Jill: Become a financial supporter. As parents, we encourage interaction and participation through the Facebook group. If we have social opportunities in your area, attend those. We encourage neurology residents, neurology researchers and other related professionals to collaborate with us. Especially those who are going to work in rural communities in the United States or other countries where there isn’t a large MS population so that we can provide resources for the families.

 

Wande: To wrap up this interview, is there anything else you’d like to share?

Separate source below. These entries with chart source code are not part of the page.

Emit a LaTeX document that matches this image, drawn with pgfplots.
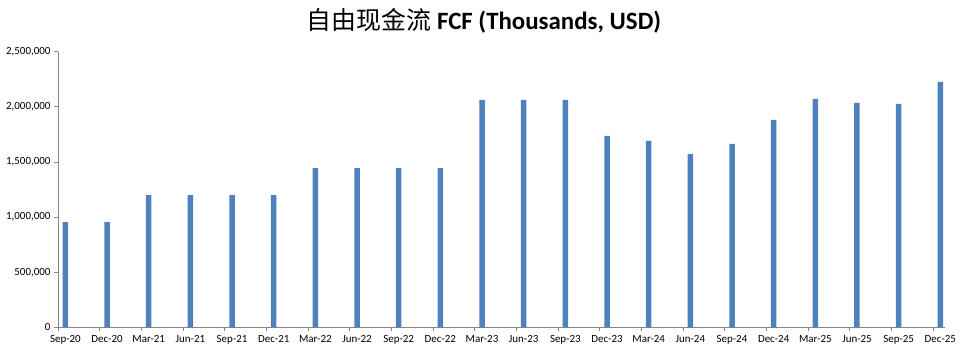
\documentclass[border=0pt]{standalone}
\usepackage{fontspec}
\setmainfont{Carlito}
\newfontfamily\cjk{Noto Sans CJK SC}
\usepackage{pgfplots}
\pgfplotsset{compat=1.18}
\definecolor{barblue}{HTML}{4F81BD}
\definecolor{axgray}{HTML}{868686}
\begin{document}
\begin{tikzpicture}
\begin{axis}[
  at={(0,0)}, anchor=south west,
  scale only axis, width=887bp, height=275.6bp,
  xmin=0, xmax=21.29, ymin=0, ymax=2500000,
  axis lines*=left,
  axis line style={axgray, line width=0.75bp},
  ybar, bar width=5.5bp, bar shift=7.4bp,
  xtick={0,...,21},
  xticklabels={Sep-20,Dec-20,Mar-21,Jun-21,Sep-21,Dec-21,Mar-22,Jun-22,Sep-22,Dec-22,Mar-23,Jun-23,Sep-23,Dec-23,Mar-24,Jun-24,Sep-24,Dec-24,Mar-25,Jun-25,Sep-25,Dec-25},
  xticklabel style={font=\fontsize{11}{12}\selectfont, xshift=7.4bp, yshift=-1bp},
  ytick={0,500000,1000000,1500000,2000000,2500000},
  yticklabel style={font=\fontsize{11}{12}\selectfont},
  scaled y ticks=false,
  /pgf/number format/.cd, fixed, 1000 sep={,}, assume math mode=true,
  /pgfplots/.cd,
  tick align=outside, major tick length=4bp,
  tick style={axgray, line width=0.75bp},
  clip=false,
]
\addplot[fill=barblue, draw=none] coordinates {
(0,955000) (1,955000) (2,1200000) (3,1200000) (4,1200000) (5,1200000)
(6,1445000) (7,1445000) (8,1445000) (9,1445000)
(10,2063000) (11,2063000) (12,2063000) (13,1736000) (14,1690000) (15,1573000)
(16,1663000) (17,1881000) (18,2072000) (19,2035000) (20,2026000) (21,2226000)
};
\end{axis}
\node[font=\fontsize{25}{30}\selectfont, inner sep=0pt] at (426bp,306.5bp) {{\cjk 自由现金流} \textbf{FCF (Thousands, USD)}};
\pgfresetboundingbox
\path (-58bp,-25.7bp) rectangle (909bp,327.3bp);
\end{tikzpicture}
\end{document}
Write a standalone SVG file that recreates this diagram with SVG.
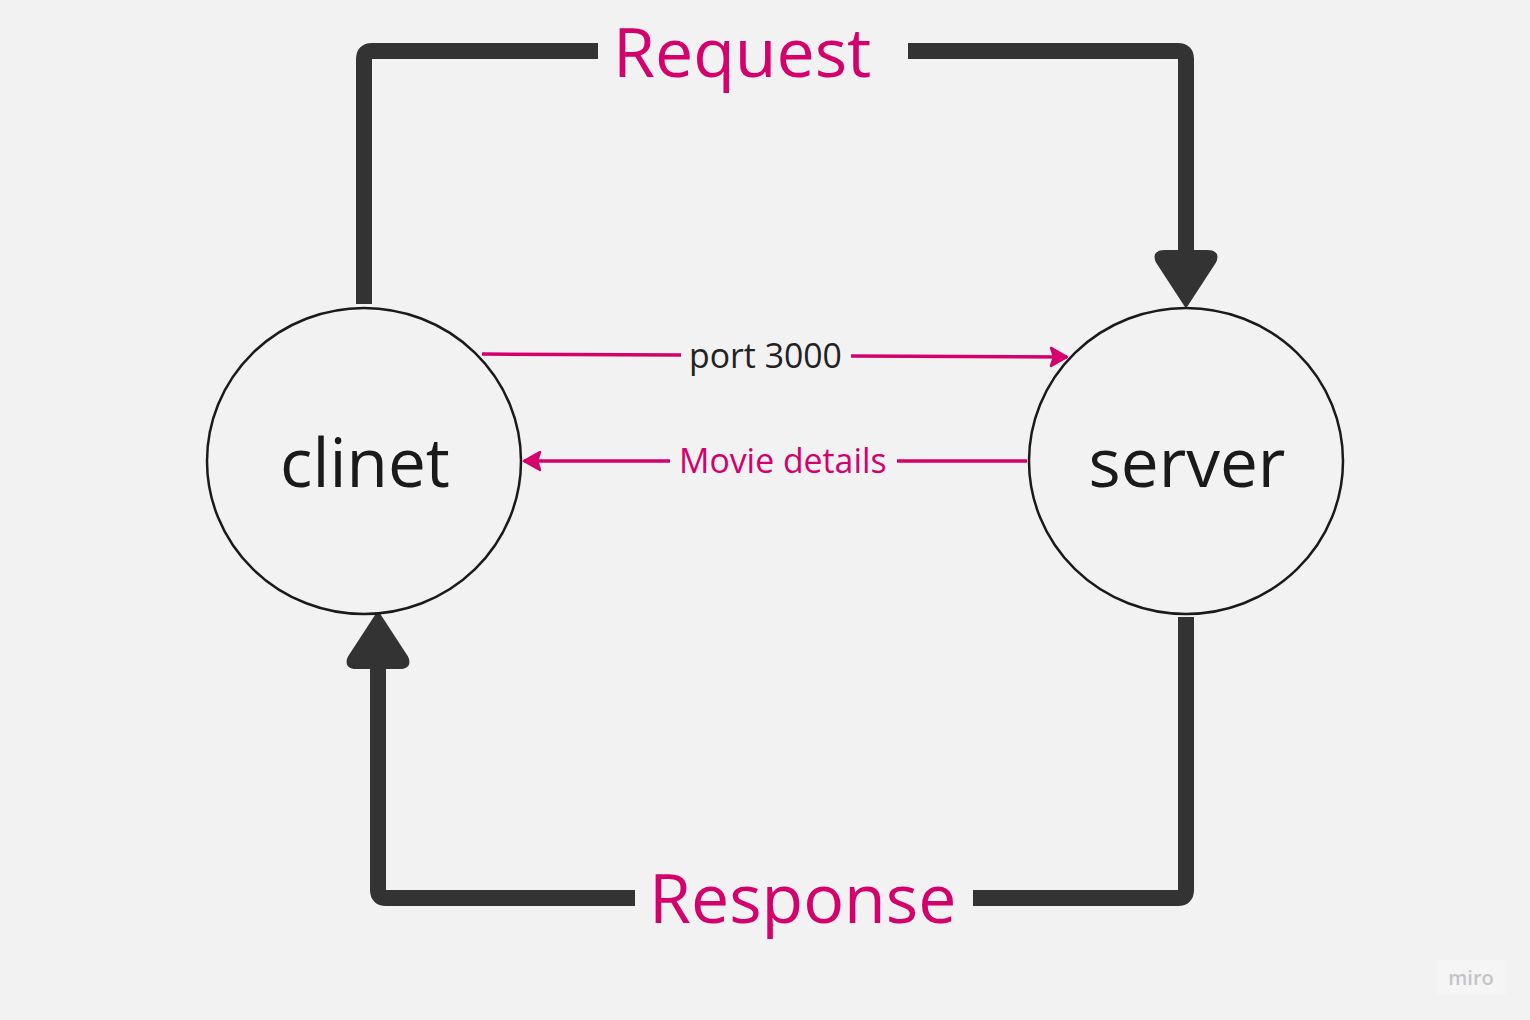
<svg xmlns="http://www.w3.org/2000/svg" width="1530" height="1020" viewBox="0 0 1530 1020">
<defs>
<style>
.thick{fill:none;stroke:#333333;stroke-width:16;stroke-linejoin:round}
.pink{fill:none;stroke:#d5006c;stroke-width:3.5}
.node{fill:#f2f2f2;stroke:#1a1a1a;stroke-width:2.5}
.big{font-family:"Open Sans","Noto Sans",sans-serif;fill:#d5006c;font-size:68px}
.nlabel{font-family:"Open Sans","Noto Sans",sans-serif;fill:#1a1a1a;font-size:67.5px;text-anchor:middle}
.small{font-family:"Open Sans","Noto Sans",sans-serif;font-size:33.8px}
</style>
<marker id="pinkArrow" viewBox="0 0 24 24" refX="21" refY="12" markerWidth="24" markerHeight="24" markerUnits="userSpaceOnUse" orient="auto">
<path d="M5,3 L21,12 L5,21 L8,12 Z" fill="#d5006c" stroke="#d5006c" stroke-width="2.5" stroke-linejoin="round"/>
</marker>
</defs>
<rect width="1530" height="1020" fill="#f2f2f2"/>
<g id="connectors">
<path class="thick" d="M364,304 V59 Q364,51 372,51 H598"/>
<path class="thick" d="M908,51 H1178 Q1186,51 1186,59 V262"/>
<path d="M1186,305 L1158,262 Q1153,252 1165,252 L1207,252 Q1219,252 1214,262 Z" fill="#333333" stroke="#333333" stroke-width="4" stroke-linejoin="round"/>
<path class="thick" d="M1186,617 V890 Q1186,898 1178,898 H973"/>
<path class="thick" d="M635,898 H386 Q378,898 378,890 V660"/>
<path d="M378,614 L406,657 Q411,667 399,667 L357,667 Q345,667 350,657 Z" fill="#333333" stroke="#333333" stroke-width="4" stroke-linejoin="round"/>
<path class="pink" d="M482,354 L681,355"/>
<path class="pink" d="M851,356 L1067,357" marker-end="url(#pinkArrow)"/>
<path class="pink" d="M1027,461 L897,461"/>
<path class="pink" d="M670,461 L524,461" marker-end="url(#pinkArrow)"/>
<text class="big" x="613" y="77">Request</text>
<text class="big" x="649" y="923">Response</text>
<text class="small" x="689" y="368" fill="#222222">port 3000</text>
<text class="small" x="679" y="473" fill="#d5006c">Movie details</text>
</g>
<g id="client">
<ellipse class="node" cx="364" cy="461" rx="157" ry="153"/>
<text class="nlabel" x="365" y="487">clinet</text>
</g>
<g id="server">
<ellipse class="node" cx="1186" cy="461" rx="157" ry="153"/>
<text class="nlabel" x="1187" y="487">server</text>
</g>
<g id="watermark">
<rect x="1437" y="960" width="69" height="34" fill="#f5f5f5"/>
<text x="1471" y="985" font-family="Open Sans, sans-serif" font-size="20" font-weight="600" fill="#c4c4c8" text-anchor="middle">miro</text>
</g>
</svg>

Jill: Evidently, this is something I am very passionate about. Even though my daughter is grown and has flown the nest, she is still my baby, and this mission is something I am extremely passionate about. Also, because we had such a rough start, I don’t want the parents of children who are being diagnosed now to go through that same rough start. My goal will be to make the transition as easy as possible and to show that you are not alone and there is support out there. One of the cool things about our Facebook group is that we have families who are awake at different hours of the day because we are all over the country. So, if someone jumps on there to ask a question or express a concern, somebody is always awake and somebody will always answer. You don’t have to wait Monday through Friday, 9 am – 5 pm! It is such a great opportunity to reach out or just a great way to connect with others.

 

I am looking back to your company and the opportunities that you might be able to provide for some of the families, especially in rural communities and even here in urban communities. I recall that it was going to take me weeks to get my daughter in for concern and that is the case for a lot of families. Imagine living in a rural farming community in Kansas and your kid comes home complaining about difficulty seeing or seeing black spots and you need immediate answers. What do you do? What an amazing opportunity it will be to get some real-time rapid information and for your company to be able to provide services like that. There is such an opportunity for advancement in the future. I know we are close to targeted therapy, and I am super excited about targeted therapies as more research goes on realizing that there are so many factors to MS. I welcome anything and everything with arms wide open!

 

Wande: I have enjoyed talking to you, Jill. Thank you for being so kind and generous in sharing your journey with us. Here’s to wishing you the best.


Jill: I appreciate the exposure. We all have to stick together; you are not alone.